Subversively – she chuckles when I mention it – Faye nominates Picasso as her muse. Unsurprisingly, then, this is a volume she returns to a lot: ‘whenever I’m stuck’, she confesses. Roland Penrose, who knew Picasso, and who, Faye adds, ‘really understood what he was doing with sculpture’, draws out the parallels between the Spaniard’s two- and three-dimensional works, positioning the paintings as a kind of Cubism in reverse. The shift is paralleled in Faye’s own transition from the flat photograph printed in a magazine to physical design. Her own work does in fact have a strikingly physical and material presence, unusual in a designer hailing from a more decoration-minded tradition. And Picasso’s playful attitude to sculpture, which Penrose draws out, is likely at its root: as Faye modestly suggests of herself: ‘the last 20 years have just been playing’.

Charles Saumarez Smith, Eighteenth-century Decoration, 1993

This is the book Faye emphatically asserts ‘I have to have’. Indeed, she admits, superficially it may seem unrelated to her work, being the least historically referential of designers. And yet it is connected to everything she does. Having also first stumbled across this volume in the WoI office, she explains that it was ‘not only my education, but enlightened me to a whole new world’, one that is so embedded in the magazine’s approach. As a grand survey of the interiors of the century sometimes referred to as the Age of Taste, its author, Saumarez Smith, draws connections between the shifting aesthetic and the people who inhabited and created it. It is this embedding of aesthetics into everyday life that Faye finds so striking, as well as its emphasis on a purity of design and decoration: ‘I’d feel lost without it.’

Sanzo Wada, Dictionary of Colour Combinations, 2011

‘I have 15 copies of this book,’ Faye tells me, ‘all round the studio, at home…’ This is a book of colours, not of words. In plate after plate, Wada surprises with combinations as unexpected and strange as the next. It is intriguing that Faye should be so enthusiastic, since colour is something she has shied away from in much of her previous output.
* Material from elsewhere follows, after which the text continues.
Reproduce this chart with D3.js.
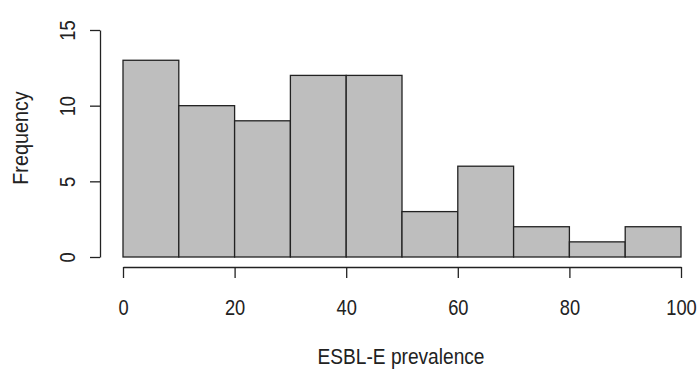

Initially, the rejection of it was a conscious decision: coming from a decoration magazine and entering a male-dominated design world, she wanted to be taken seriously. Now, however, she is ready to bring back different bright shades, and feels the relevance of this book ‘more than ever before’. Indeed, Faye uses this book as a kind of manual, consulting it when she wants to surprise herself by throwing a third unexpected tone in the mix when she has already come up with two. It is proof of her desire to keep people guessing.

Irving Penn, Small Trades, 2009

This is another book that influenced Faye in more practical ways. Indeed, it led to the beginnings of her clothing collection, launched with her sister Erica. Revealing herself as someone never content to take the easy route, she was determined not to create a pastiche of archival garments. Penn’s photographs provided the key. In his series of penetrating portraits, he captures practitioners of crafts and handiwork in their uniforms. And it was this idea of garb tailored for work that she used as her starting principle: dressing a series of professions for contemporary utility. Caught in Penn’s intense, raking light, the subjects struck Faye for their sculptural quality. She carried this forward eagerly, always conscious to simplify and distil wherever possible.